Selective separation of contaminants from paper mill effluent using nanofiltration

Biologically treated newsprint mill effluent containing 57 mg L−1 DOC and 1430 TDS was used in a screening study of nine commercial NF membranes for use as pretreatment for reverse osmosis in an end of pipe water recycling application. A salt-organic-separation (SOS) efficiency factor was developed to help rank the performance of the membranes. The SOS measures the ratio of the sum of the percentage rejection of organics and divalent cations over the percentage rejection of monvalents. It can be used to discriminate between NF membranes that are not too permeable to divalent cations or organics in which case the NF permeate will have a high chlorine demand due to the carryover of organics, or too retentive in which case all the material in the effluent will be retained and fouling problems are likely to occur. The optimum SOS efficiently for this study appeared to range from 3.5 to 5.6 for six membranes, DK, HPA-150, ESNA1-LF2, DL, TFC-SR2 and NF-270, which were categorised as membranes with an intermediate rejection. Out of these membranes ESNA1-LF2, TFC-SR2 and NF-270 were capable of operating up to 90% recovery with high permeabilities ranging from 17.7 to 22.3 L m−2 h−1 bar−1.Additionally, impact of membrane surface properties, such as molecular weight cut-off, surface charge and hydrophobicity, was assessed on the fouling and SOS efficiency. The molecular weight cut-off was found to have a correlation with the fouling potential of the membranes, while none of the surface properties had any correlation with the SOS efficiency.
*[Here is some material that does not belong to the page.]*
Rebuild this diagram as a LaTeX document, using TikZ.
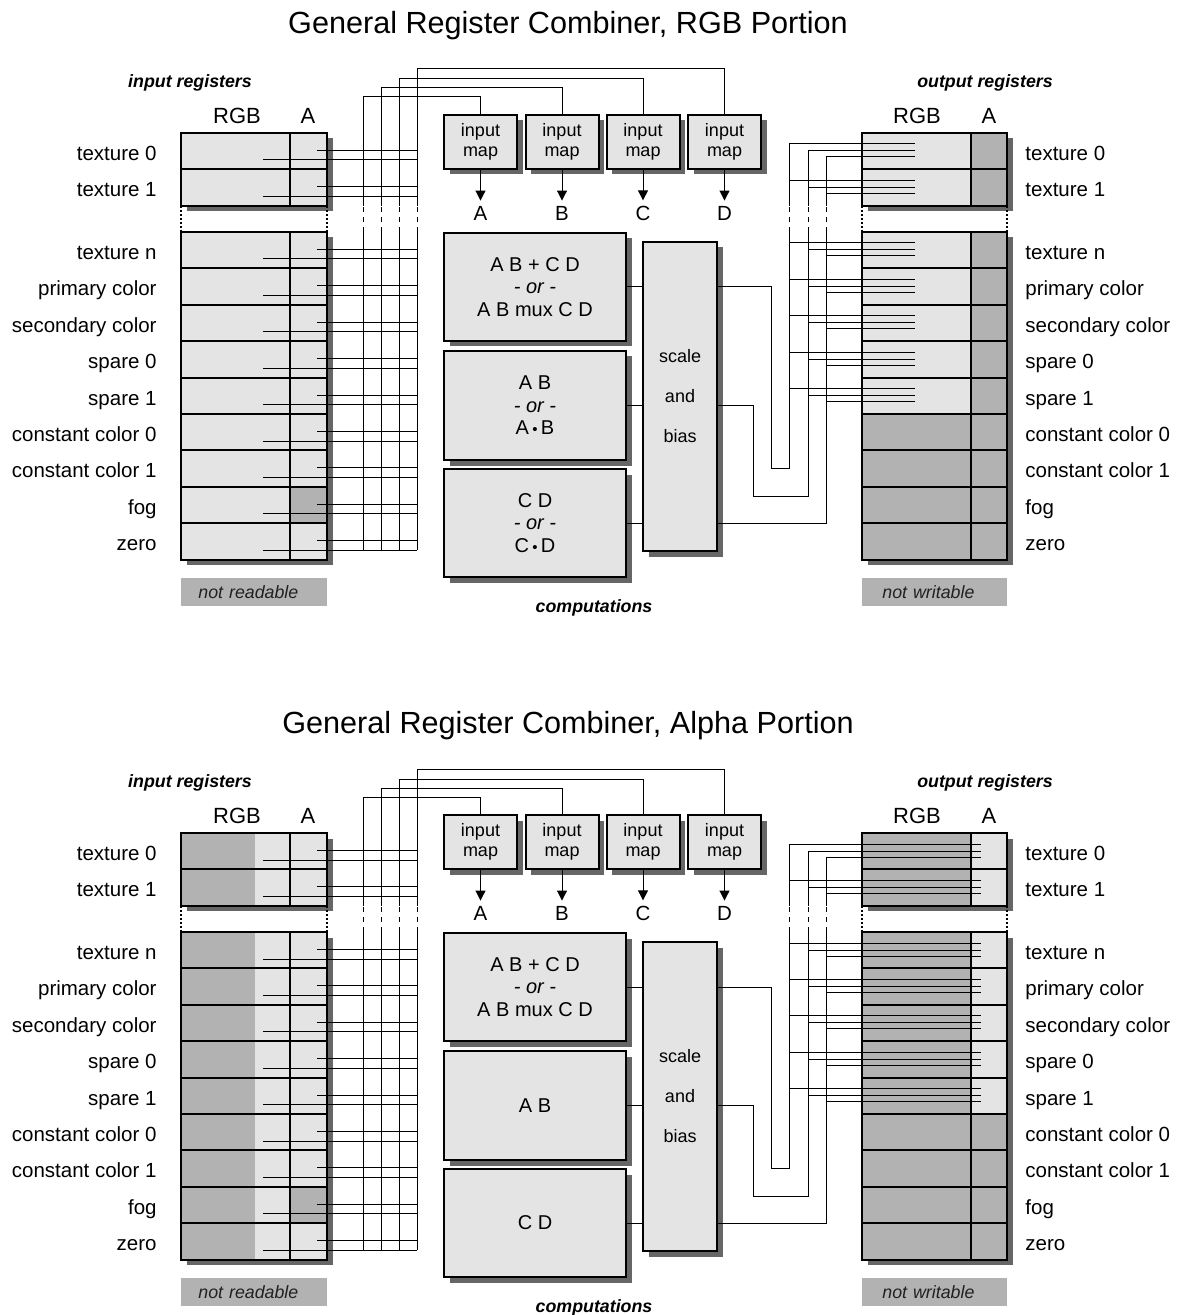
\documentclass[tikz,border=0pt]{standalone}
\usepackage{fontspec}
\setmainfont{Liberation Sans}
\usetikzlibrary{arrows.meta,shadows}
\definecolor{lightg}{gray}{0.894}
\definecolor{darkg}{gray}{0.70}
\definecolor{shadowg}{gray}{0.40}
\definecolor{txtg}{gray}{0.13}

\tikzset{
  wire/.style={line width=0.5pt},
  regline/.style={line width=1pt},
  gapdots/.style={line width=1pt, dash pattern=on 1pt off 1pt},
  busgap/.style={line width=0.5pt, dash pattern=on 2.5pt off 2.5pt},
  lab/.style={font=\fontsize{10.25}{12}\selectfont, inner sep=0pt},
  head/.style={font=\fontsize{11}{13}\selectfont, inner sep=0pt},
  sect/.style={font=\fontsize{8.9}{10}\selectfont\bfseries\itshape, inner sep=0pt},
  ttl/.style={font=\fontsize{15.3}{18}\selectfont, inner sep=0pt},
  shd/.style={drop shadow={shadow xshift=2.75pt, shadow yshift=-2.75pt, fill=shadowg, opacity=1}},
  mapbox/.style={draw, regline, fill=lightg, shd, minimum width=36.5pt, minimum height=27pt, inner sep=0pt, align=center, font=\fontsize{9}{10}\selectfont},
  compbox/.style={draw, regline, fill=lightg, shd, minimum width=91pt, inner sep=0pt, align=center, font=\fontsize{10}{11.3}\selectfont},
  sbbox/.style={draw, regline, fill=lightg, shd, minimum width=37pt, minimum height=154.5pt, inner sep=0pt, align=center, font=\fontsize{9}{20}\selectfont},
  note/.style={fill=darkg, minimum height=14pt, inner ysep=0pt, align=left, font=\fontsize{8.9}{10}\selectfont\itshape, text=txtg},
  tip/.style={-{Triangle[length=5pt,width=5pt]}}
}

\newcommand\mydot{\,{\fontsize{7.5}{7.5}\selectfont•}\,}

% #1 prefix, #2 mode (0 = RGB, 1 = Alpha), #3 text of box 2, #4 text of box 3
\newcommand\halfpic[4]{%
  \node[ttl] (#1title) at (568,26) {General Register Combiner, \ifnum#2=0 RGB\else Alpha\fi{} Portion};
  \node[sect] (#1inh) at (190,83) {input registers};
  \node[sect] (#1outh) at (985,83) {output registers};
  \node[head] (#1inrgb) at (237,116) {RGB};
  \node[head] (#1ina) at (308,116) {A};
  \node[head] (#1outrgb) at (917,116) {RGB};
  \node[head] (#1outa) at (989,116) {A};
  % shadows of register groups
  \fill[shadowg] (186.5,138.5) rectangle (332.5,211.3);
  \fill[shadowg] (186.5,237.5) rectangle (332.5,565.1);
  \fill[shadowg] (867.5,138.5) rectangle (1012.5,211.3);
  \fill[shadowg] (867.5,237.5) rectangle (1012.5,565.1);
  % register rows
  \foreach \i/\t in {0/texture 0,1/texture 1,2/texture n,3/primary color,4/secondary color,5/spare 0,6/spare 1,7/constant color 0,8/constant color 1,9/fog,10/zero}{
    \pgfmathsetmacro\yt{\i<2 ? 133+36.4*\i : 232+36.4*(\i-2)}
    \pgfmathsetmacro\yb{\yt+36.4}
    \pgfmathsetmacro\ym{\yt+18.2}
    % input cells
    \ifnum#2=0
      \fill[lightg] (181,\yt) rectangle (290,\yb);
    \else
      \fill[darkg] (181,\yt) rectangle (255,\yb);
      \fill[lightg] (255,\yt) rectangle (290,\yb);
    \fi
    \ifnum\i=9 \fill[darkg] (290,\yt) rectangle (327,\yb);
    \else \fill[lightg] (290,\yt) rectangle (327,\yb);
    \fi
    \draw[regline] (181,\yt) rectangle (327,\yb);
    \draw[regline] (290,\yt) -- (290,\yb);
    % output cells
    \ifnum\i<7
      \ifnum#2=0
        \fill[lightg] (862,\yt) rectangle (971,\yb);
        \fill[darkg] (971,\yt) rectangle (1007,\yb);
      \else
        \fill[darkg] (862,\yt) rectangle (971,\yb);
        \fill[lightg] (971,\yt) rectangle (1007,\yb);
      \fi
    \else
      \fill[darkg] (862,\yt) rectangle (1007,\yb);
    \fi
    \draw[regline] (862,\yt) rectangle (1007,\yb);
    \draw[regline] (971,\yt) -- (971,\yb);
    % labels
    \node[lab, anchor=base east] (#1l\i) at (157,\ym+9.3) {\t};
    \node[lab, anchor=base west] (#1r\i) at (1025,\ym+9.3) {\t};
    % input wires
    \draw[wire] (317,\yt+17.5) -- (417,\yt+17.5);
    \draw[wire] (263,\yt+27) -- (417,\yt+27);
    % output wires
    \ifnum\i<7
      \ifnum#2=0 \def\xe{915}\else \def\xe{981}\fi
      \draw[wire] (789,\yt+11) -- (\xe,\yt+11);
      \draw[wire] (808,\yt+18) -- (\xe,\yt+18);
      \draw[wire] (826,\yt+24) -- (\xe,\yt+24);
    \fi
  }
  % dotted gap edges
  \foreach \x in {181,327,862,1007}{
    \draw[gapdots] (\x,205.8) -- (\x,232);
  }
  % input maps and input bus
  \foreach \nm/\x/\top/\lx in {A/363/97/480.5,B/381/88/562,C/399/79/643,D/417/69/724.5}{
    \node[mapbox] (#1im\nm) at (\lx,142) {input\\map};
    \node[lab, inner sep=2.5pt] (#1lab\nm) at (\lx,213) {\nm};
    \coordinate (#1b\nm) at (\x,\top);
    \coordinate (#1g\nm) at (\x,205.8);
    \coordinate (#1h\nm) at (\x,232);
    \coordinate (#1e\nm) at (\x,550.2);
    \draw[wire] (#1e\nm) -- (#1h\nm);
    \draw[busgap] (#1h\nm) -- (#1g\nm);
    \draw[wire] (#1g\nm) -- (#1b\nm) -| (#1im\nm.north);
    \draw[wire, tip] (#1im\nm.south) -- (#1lab\nm.north);
  }
  % computations
  \node[compbox, minimum height=54pt] (#1c1) at (535,287) {A B + C D\\\textit{- or -}\\A B mux C D};
  \node[compbox, minimum height=54.5pt] (#1c2) at (535,405.5) {#3};
  \node[compbox, minimum height=54pt] (#1c3) at (535,523) {#4};
  \node[sbbox] (#1sb) at (680,396.5) {scale\\and\\bias};
  \foreach \k in {1,2,3}{
    \draw[wire] (#1c\k.east) -- (#1c\k.east -| #1sb.west);
  }
  % output bus
  \coordinate (#1oA) at (789,144);
  \coordinate (#1oB) at (808,151);
  \coordinate (#1oC) at (826,157);
  \coordinate (#1pA) at (789,232);
  \coordinate (#1pB) at (808,232);
  \coordinate (#1pC) at (826,232);
  \coordinate (#1qA) at (789,205.8);
  \coordinate (#1qB) at (808,205.8);
  \coordinate (#1qC) at (826,205.8);
  \draw[wire] (#1sb.east |- #1c1.east) -| (771,468) -| (#1pA);
  \draw[wire] (#1sb.east |- #1c2.east) -| (753,496) -| (#1pB);
  \draw[wire] (#1sb.east |- #1c3.east) -| (#1pC);
  \foreach \nm in {A,B,C}{
    \draw[busgap] (#1p\nm) -- (#1q\nm);
    \draw[wire] (#1q\nm) -- (#1o\nm);
  }
  % notes
  \node[note, anchor=north west, text width=56pt, inner xsep=8.5pt] (#1nr) at (181,578) {not readable};
  \node[note, anchor=north west, text width=52.5pt, inner xsep=10pt] (#1nw) at (862,578) {not writable};
  \node[sect] (#1comp) at (594,608) {computations};
}

\begin{document}
\begin{tikzpicture}[x=0.5pt,y=-0.5pt]
  \fill[white] (0,0) rectangle (1179,1315);
  \useasboundingbox (0,0) rectangle (1179,1315);
  \halfpic{t}{0}{A B\\\textit{- or -}\\A\mydot B}{C D\\\textit{- or -}\\C\mydot D}
  \begin{scope}[yshift=-350pt]
    \halfpic{b}{1}{A B}{C D}
  \end{scope}
\end{tikzpicture}
\end{document}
► Judicious selection of NF membrane is essential for treating complex waters.
► Salt-organic-separation efficiency was developed to help rank the NF membranes.
► MWCO was found to have correlation with the fouling potential of the membranes.
► Surface properties had no correlation with the SOS efficiency.
► Out of 10 membranes screened, 3 membranes were identified for further studies.